» GIVEN EXERCISE: Reproduce the listing below in full and without alteration, apart from its pictures.

-.-.-

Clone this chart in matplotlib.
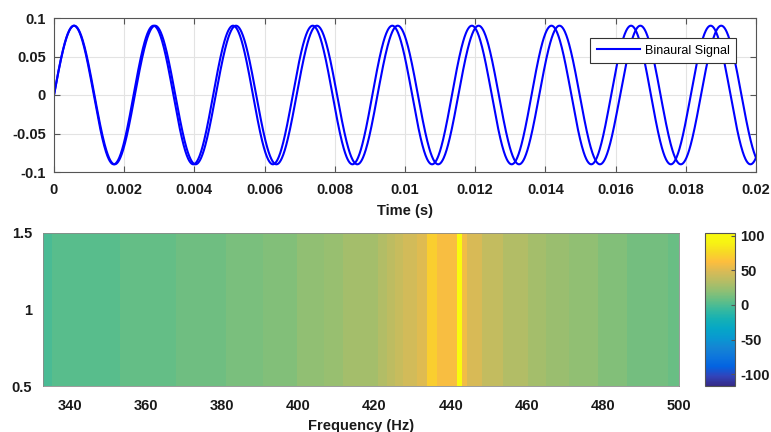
import numpy as np
import matplotlib
matplotlib.use('Agg')
import matplotlib.pyplot as plt
from matplotlib.colors import LinearSegmentedColormap

# --- DATA ---
TONE_FREQS = [441.0, 434.0]      # Hz, left / right ear
AMPLITUDE = 0.09
T_END = 0.02
N_SAMPLES = 2000

# spectrum bands (Hz edges) and levels
BAND_EDGES = [332.9, 335.3, 353.2, 367.9, 381.1, 390.8, 399.7, 406.6, 411.8,
              420.8, 423.4, 425.5, 427.6, 431.1, 433.9, 436.3, 441.6, 442.9,
              444.2, 448.2, 453.7, 460.3, 465.0, 471.1, 478.7, 486.3, 497.1, 500.3]
BAND_LEVELS = [-1, 3, 7, 10, 13.5, 16, 21, 23, 28,
               33, 37, 41, 46, 51, 71, 60, 110, 58,
               48, 40, 33, 28, 24, 21, 16, 12, 9]

TIME_TICKS = [0, 0.002, 0.004, 0.006, 0.008, 0.01, 0.012, 0.014, 0.016, 0.018, 0.02]
TIME_TICKLABELS = ['0', '0.002', '0.004', '0.006', '0.008', '0.01', '0.012',
                   '0.014', '0.016', '0.018', '0.02']
AMP_TICKS = [-0.1, -0.05, 0, 0.05, 0.1]
AMP_TICKLABELS = ['-0.1', '-0.05', '0', '0.05', '0.1']
FREQ_TICKS = [340, 360, 380, 400, 420, 440, 460, 480, 500]
CBAR_TICKS = [-100, -50, 0, 50, 100]

# MATLAB parula, every 4th entry of the 64 colour table
PARULA = [
    (0.2081, 0.1663, 0.5292), (0.1959, 0.2645, 0.7279), (0.0117, 0.3875, 0.8820),
    (0.0498, 0.4586, 0.8641), (0.0793, 0.5200, 0.8312), (0.0343, 0.5966, 0.8199),
    (0.0228, 0.6535, 0.7768), (0.0843, 0.6928, 0.7062), (0.2178, 0.7250, 0.6193),
    (0.3953, 0.7459, 0.5244), (0.5709, 0.7485, 0.4494), (0.7184, 0.7411, 0.3905),
    (0.8507, 0.7299, 0.3360), (0.9938, 0.7455, 0.2403), (0.9697, 0.8481, 0.1475),
    (0.9661, 0.9514, 0.0755), (0.9763, 0.9831, 0.0538),
]
parula = LinearSegmentedColormap.from_list('parula', PARULA)

plt.rcParams['font.family'] = ['Liberation Sans', 'DejaVu Sans']
plt.rcParams['axes.unicode_minus'] = False
TXT = '#1a1a1a'
FS = 10.5

fig = plt.figure(figsize=(7.71, 4.32), dpi=100)

# --- top: the two tones ---
ax1 = fig.add_axes([54 / 771, 1 - 172 / 432, 702 / 771, 154 / 432])
t = np.linspace(0, T_END, N_SAMPLES)
for i, f in enumerate(TONE_FREQS):
    ax1.plot(t, AMPLITUDE * np.sin(2 * np.pi * f * t), color='#0000ff', lw=1.5,
             label='Binaural Signal' if i == 0 else None)
ax1.set_xlim(0, T_END)
ax1.set_ylim(-0.1, 0.1)
ax1.set_xticks(TIME_TICKS, TIME_TICKLABELS)
ax1.set_yticks(AMP_TICKS, AMP_TICKLABELS)
ax1.grid(True, color='#e3e3e3', lw=0.8)
ax1.set_axisbelow(True)
ax1.tick_params(direction='in', top=True, right=True, length=4, width=0.8,
                colors='#555555', labelcolor=TXT, labelsize=FS)
ax1.tick_params(axis='x', pad=8)
ax1.tick_params(axis='y', pad=6)
for lab in ax1.get_xticklabels() + ax1.get_yticklabels():
    lab.set_fontweight('bold')
ax1.set_xlabel('Time (s)', fontsize=FS, fontweight='bold', color=TXT, labelpad=5)
for s in ax1.spines.values():
    s.set_color('#555555')
    s.set_linewidth(0.8)
leg = ax1.legend(loc='upper right', bbox_to_anchor=(0.972, 0.872), fontsize=9,
                 fancybox=False, framealpha=1, edgecolor='#333333',
                 handlelength=3.4, handletextpad=0.4, borderpad=0.55,
                 borderaxespad=0)
leg.get_frame().set_linewidth(0.8)

# --- bottom: spectrum band image ---
ax2 = fig.add_axes([43 / 771, 1 - 386 / 432, 636 / 771, 153 / 432])
levels = np.array(BAND_LEVELS, dtype=float)[np.newaxis, :]
mesh = ax2.pcolormesh(BAND_EDGES, [0.5, 1.5], levels, cmap=parula,
                      vmin=-117, vmax=104, shading='flat')
ax2.set_xlim(BAND_EDGES[0], 500)
ax2.set_ylim(0.5, 1.5)
ax2.set_xticks(FREQ_TICKS)
ax2.set_yticks([0.5, 1, 1.5], ['0.5', '1', '1.5'])
ax2.tick_params(length=0, labelcolor=TXT, labelsize=FS)
ax2.tick_params(axis='x', pad=9)
ax2.tick_params(axis='y', pad=8)
for lab in ax2.get_xticklabels() + ax2.get_yticklabels():
    lab.set_fontweight('bold')
ax2.set_xlabel('Frequency (Hz)', fontsize=FS, fontweight='bold', color=TXT, labelpad=5)
for s in ax2.spines.values():
    s.set_color('#8a8a8a')
    s.set_linewidth(0.6)

cax = fig.add_axes([705 / 771, 1 - 386 / 432, 30 / 771, 153 / 432])
cb = fig.colorbar(mesh, cax=cax)
cb.set_ticks(CBAR_TICKS)
cb.ax.tick_params(direction='in', length=3, width=0.8, colors='#555555',
                  labelcolor=TXT, labelsize=FS, pad=4)
for lab in cb.ax.get_yticklabels():
    lab.set_fontweight('bold')
cb.outline.set_edgecolor('#555555')
cb.outline.set_linewidth(0.8)

fig.savefig('out.png', dpi=100)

-.-.-

» OUTPUT:
Clone this chart in matplotlib.
import numpy as np
import matplotlib
matplotlib.use('Agg')
import matplotlib.pyplot as plt
from matplotlib.colors import LinearSegmentedColormap

# --- DATA ---
TONE_FREQS = [441.0, 434.0]      # Hz, left / right ear
AMPLITUDE = 0.09
T_END = 0.02
N_SAMPLES = 2000

# spectrum bands (Hz edges) and levels
BAND_EDGES = [332.9, 335.3, 353.2, 367.9, 381.1, 390.8, 399.7, 406.6, 411.8,
              420.8, 423.4, 425.5, 427.6, 431.1, 433.9, 436.3, 441.6, 442.9,
              444.2, 448.2, 453.7, 460.3, 465.0, 471.1, 478.7, 486.3, 497.1, 500.3]
BAND_LEVELS = [-1, 3, 7, 10, 13.5, 16, 21, 23, 28,
               33, 37, 41, 46, 51, 71, 60, 110, 58,
               48, 40, 33, 28, 24, 21, 16, 12, 9]

TIME_TICKS = [0, 0.002, 0.004, 0.006, 0.008, 0.01, 0.012, 0.014, 0.016, 0.018, 0.02]
TIME_TICKLABELS = ['0', '0.002', '0.004', '0.006', '0.008', '0.01', '0.012',
                   '0.014', '0.016', '0.018', '0.02']
AMP_TICKS = [-0.1, -0.05, 0, 0.05, 0.1]
AMP_TICKLABELS = ['-0.1', '-0.05', '0', '0.05', '0.1']
FREQ_TICKS = [340, 360, 380, 400, 420, 440, 460, 480, 500]
CBAR_TICKS = [-100, -50, 0, 50, 100]

# MATLAB parula, every 4th entry of the 64 colour table
PARULA = [
    (0.2081, 0.1663, 0.5292), (0.1959, 0.2645, 0.7279), (0.0117, 0.3875, 0.8820),
    (0.0498, 0.4586, 0.8641), (0.0793, 0.5200, 0.8312), (0.0343, 0.5966, 0.8199),
    (0.0228, 0.6535, 0.7768), (0.0843, 0.6928, 0.7062), (0.2178, 0.7250, 0.6193),
    (0.3953, 0.7459, 0.5244), (0.5709, 0.7485, 0.4494), (0.7184, 0.7411, 0.3905),
    (0.8507, 0.7299, 0.3360), (0.9938, 0.7455, 0.2403), (0.9697, 0.8481, 0.1475),
    (0.9661, 0.9514, 0.0755), (0.9763, 0.9831, 0.0538),
]
parula = LinearSegmentedColormap.from_list('parula', PARULA)

plt.rcParams['font.family'] = ['Liberation Sans', 'DejaVu Sans']
plt.rcParams['axes.unicode_minus'] = False
TXT = '#1a1a1a'
FS = 10.5

fig = plt.figure(figsize=(7.71, 4.32), dpi=100)

# --- top: the two tones ---
ax1 = fig.add_axes([54 / 771, 1 - 172 / 432, 702 / 771, 154 / 432])
t = np.linspace(0, T_END, N_SAMPLES)
for i, f in enumerate(TONE_FREQS):
    ax1.plot(t, AMPLITUDE * np.sin(2 * np.pi * f * t), color='#0000ff', lw=1.5,
             label='Binaural Signal' if i == 0 else None)
ax1.set_xlim(0, T_END)
ax1.set_ylim(-0.1, 0.1)
ax1.set_xticks(TIME_TICKS, TIME_TICKLABELS)
ax1.set_yticks(AMP_TICKS, AMP_TICKLABELS)
ax1.grid(True, color='#e3e3e3', lw=0.8)
ax1.set_axisbelow(True)
ax1.tick_params(direction='in', top=True, right=True, length=4, width=0.8,
                colors='#555555', labelcolor=TXT, labelsize=FS)
ax1.tick_params(axis='x', pad=8)
ax1.tick_params(axis='y', pad=6)
for lab in ax1.get_xticklabels() + ax1.get_yticklabels():
    lab.set_fontweight('bold')
ax1.set_xlabel('Time (s)', fontsize=FS, fontweight='bold', color=TXT, labelpad=5)
for s in ax1.spines.values():
    s.set_color('#555555')
    s.set_linewidth(0.8)
leg = ax1.legend(loc='upper right', bbox_to_anchor=(0.972, 0.872), fontsize=9,
                 fancybox=False, framealpha=1, edgecolor='#333333',
                 handlelength=3.4, handletextpad=0.4, borderpad=0.55,
                 borderaxespad=0)
leg.get_frame().set_linewidth(0.8)

# --- bottom: spectrum band image ---
ax2 = fig.add_axes([43 / 771, 1 - 386 / 432, 636 / 771, 153 / 432])
levels = np.array(BAND_LEVELS, dtype=float)[np.newaxis, :]
mesh = ax2.pcolormesh(BAND_EDGES, [0.5, 1.5], levels, cmap=parula,
                      vmin=-117, vmax=104, shading='flat')
ax2.set_xlim(BAND_EDGES[0], 500)
ax2.set_ylim(0.5, 1.5)
ax2.set_xticks(FREQ_TICKS)
ax2.set_yticks([0.5, 1, 1.5], ['0.5', '1', '1.5'])
ax2.tick_params(length=0, labelcolor=TXT, labelsize=FS)
ax2.tick_params(axis='x', pad=9)
ax2.tick_params(axis='y', pad=8)
for lab in ax2.get_xticklabels() + ax2.get_yticklabels():
    lab.set_fontweight('bold')
ax2.set_xlabel('Frequency (Hz)', fontsize=FS, fontweight='bold', color=TXT, labelpad=5)
for s in ax2.spines.values():
    s.set_color('#8a8a8a')
    s.set_linewidth(0.6)

cax = fig.add_axes([705 / 771, 1 - 386 / 432, 30 / 771, 153 / 432])
cb = fig.colorbar(mesh, cax=cax)
cb.set_ticks(CBAR_TICKS)
cb.ax.tick_params(direction='in', length=3, width=0.8, colors='#555555',
                  labelcolor=TXT, labelsize=FS, pad=4)
for lab in cb.ax.get_yticklabels():
    lab.set_fontweight('bold')
cb.outline.set_edgecolor('#555555')
cb.outline.set_linewidth(0.8)

fig.savefig('out.png', dpi=100)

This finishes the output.